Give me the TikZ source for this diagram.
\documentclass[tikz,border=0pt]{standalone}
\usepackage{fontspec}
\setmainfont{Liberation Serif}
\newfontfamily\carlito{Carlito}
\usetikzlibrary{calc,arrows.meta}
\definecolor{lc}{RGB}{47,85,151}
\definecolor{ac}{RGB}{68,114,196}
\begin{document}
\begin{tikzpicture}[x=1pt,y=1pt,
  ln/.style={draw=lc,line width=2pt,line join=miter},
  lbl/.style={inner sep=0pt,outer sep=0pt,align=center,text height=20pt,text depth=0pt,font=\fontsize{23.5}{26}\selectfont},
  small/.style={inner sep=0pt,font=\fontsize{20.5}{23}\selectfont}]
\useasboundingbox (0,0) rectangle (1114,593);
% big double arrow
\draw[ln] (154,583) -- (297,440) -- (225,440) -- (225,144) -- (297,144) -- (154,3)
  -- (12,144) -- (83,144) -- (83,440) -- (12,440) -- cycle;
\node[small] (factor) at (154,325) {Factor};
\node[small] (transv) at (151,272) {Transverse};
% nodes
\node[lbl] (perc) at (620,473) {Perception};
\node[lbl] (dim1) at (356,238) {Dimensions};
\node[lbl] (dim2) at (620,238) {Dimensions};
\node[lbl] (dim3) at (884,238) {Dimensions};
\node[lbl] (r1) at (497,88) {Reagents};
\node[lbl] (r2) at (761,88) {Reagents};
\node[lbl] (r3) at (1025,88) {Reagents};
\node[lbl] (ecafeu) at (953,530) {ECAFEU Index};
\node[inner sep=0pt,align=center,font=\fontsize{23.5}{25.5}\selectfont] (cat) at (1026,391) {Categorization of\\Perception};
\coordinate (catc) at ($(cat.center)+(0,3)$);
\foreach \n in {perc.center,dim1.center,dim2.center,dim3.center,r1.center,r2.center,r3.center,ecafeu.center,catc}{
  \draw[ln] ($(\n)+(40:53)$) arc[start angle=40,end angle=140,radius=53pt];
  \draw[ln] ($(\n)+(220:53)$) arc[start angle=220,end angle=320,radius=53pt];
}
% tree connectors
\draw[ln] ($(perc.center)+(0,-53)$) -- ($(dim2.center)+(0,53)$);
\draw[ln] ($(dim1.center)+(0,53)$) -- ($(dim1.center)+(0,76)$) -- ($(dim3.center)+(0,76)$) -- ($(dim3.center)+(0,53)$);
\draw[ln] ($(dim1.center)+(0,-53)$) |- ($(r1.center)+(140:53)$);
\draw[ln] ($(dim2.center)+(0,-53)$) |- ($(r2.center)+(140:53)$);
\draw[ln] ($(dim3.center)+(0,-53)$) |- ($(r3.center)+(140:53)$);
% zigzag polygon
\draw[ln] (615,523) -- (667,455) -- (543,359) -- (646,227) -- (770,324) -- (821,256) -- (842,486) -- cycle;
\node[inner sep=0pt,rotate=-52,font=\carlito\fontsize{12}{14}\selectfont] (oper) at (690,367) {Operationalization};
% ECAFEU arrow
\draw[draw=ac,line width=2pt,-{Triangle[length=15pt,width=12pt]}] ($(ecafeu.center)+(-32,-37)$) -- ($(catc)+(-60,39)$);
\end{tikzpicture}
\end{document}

======

## STATED GOAL:
Using the data above, return each line exactly as written.

## FINAL RESULT:
Give me the TikZ source for this diagram.
\documentclass[tikz,border=0pt]{standalone}
\usepackage{fontspec}
\setmainfont{Liberation Serif}
\newfontfamily\carlito{Carlito}
\usetikzlibrary{calc,arrows.meta}
\definecolor{lc}{RGB}{47,85,151}
\definecolor{ac}{RGB}{68,114,196}
\begin{document}
\begin{tikzpicture}[x=1pt,y=1pt,
  ln/.style={draw=lc,line width=2pt,line join=miter},
  lbl/.style={inner sep=0pt,outer sep=0pt,align=center,text height=20pt,text depth=0pt,font=\fontsize{23.5}{26}\selectfont},
  small/.style={inner sep=0pt,font=\fontsize{20.5}{23}\selectfont}]
\useasboundingbox (0,0) rectangle (1114,593);
% big double arrow
\draw[ln] (154,583) -- (297,440) -- (225,440) -- (225,144) -- (297,144) -- (154,3)
  -- (12,144) -- (83,144) -- (83,440) -- (12,440) -- cycle;
\node[small] (factor) at (154,325) {Factor};
\node[small] (transv) at (151,272) {Transverse};
% nodes
\node[lbl] (perc) at (620,473) {Perception};
\node[lbl] (dim1) at (356,238) {Dimensions};
\node[lbl] (dim2) at (620,238) {Dimensions};
\node[lbl] (dim3) at (884,238) {Dimensions};
\node[lbl] (r1) at (497,88) {Reagents};
\node[lbl] (r2) at (761,88) {Reagents};
\node[lbl] (r3) at (1025,88) {Reagents};
\node[lbl] (ecafeu) at (953,530) {ECAFEU Index};
\node[inner sep=0pt,align=center,font=\fontsize{23.5}{25.5}\selectfont] (cat) at (1026,391) {Categorization of\\Perception};
\coordinate (catc) at ($(cat.center)+(0,3)$);
\foreach \n in {perc.center,dim1.center,dim2.center,dim3.center,r1.center,r2.center,r3.center,ecafeu.center,catc}{
  \draw[ln] ($(\n)+(40:53)$) arc[start angle=40,end angle=140,radius=53pt];
  \draw[ln] ($(\n)+(220:53)$) arc[start angle=220,end angle=320,radius=53pt];
}
% tree connectors
\draw[ln] ($(perc.center)+(0,-53)$) -- ($(dim2.center)+(0,53)$);
\draw[ln] ($(dim1.center)+(0,53)$) -- ($(dim1.center)+(0,76)$) -- ($(dim3.center)+(0,76)$) -- ($(dim3.center)+(0,53)$);
\draw[ln] ($(dim1.center)+(0,-53)$) |- ($(r1.center)+(140:53)$);
\draw[ln] ($(dim2.center)+(0,-53)$) |- ($(r2.center)+(140:53)$);
\draw[ln] ($(dim3.center)+(0,-53)$) |- ($(r3.center)+(140:53)$);
% zigzag polygon
\draw[ln] (615,523) -- (667,455) -- (543,359) -- (646,227) -- (770,324) -- (821,256) -- (842,486) -- cycle;
\node[inner sep=0pt,rotate=-52,font=\carlito\fontsize{12}{14}\selectfont] (oper) at (690,367) {Operationalization};
% ECAFEU arrow
\draw[draw=ac,line width=2pt,-{Triangle[length=15pt,width=12pt]}] ($(ecafeu.center)+(-32,-37)$) -- ($(catc)+(-60,39)$);
\end{tikzpicture}
\end{document}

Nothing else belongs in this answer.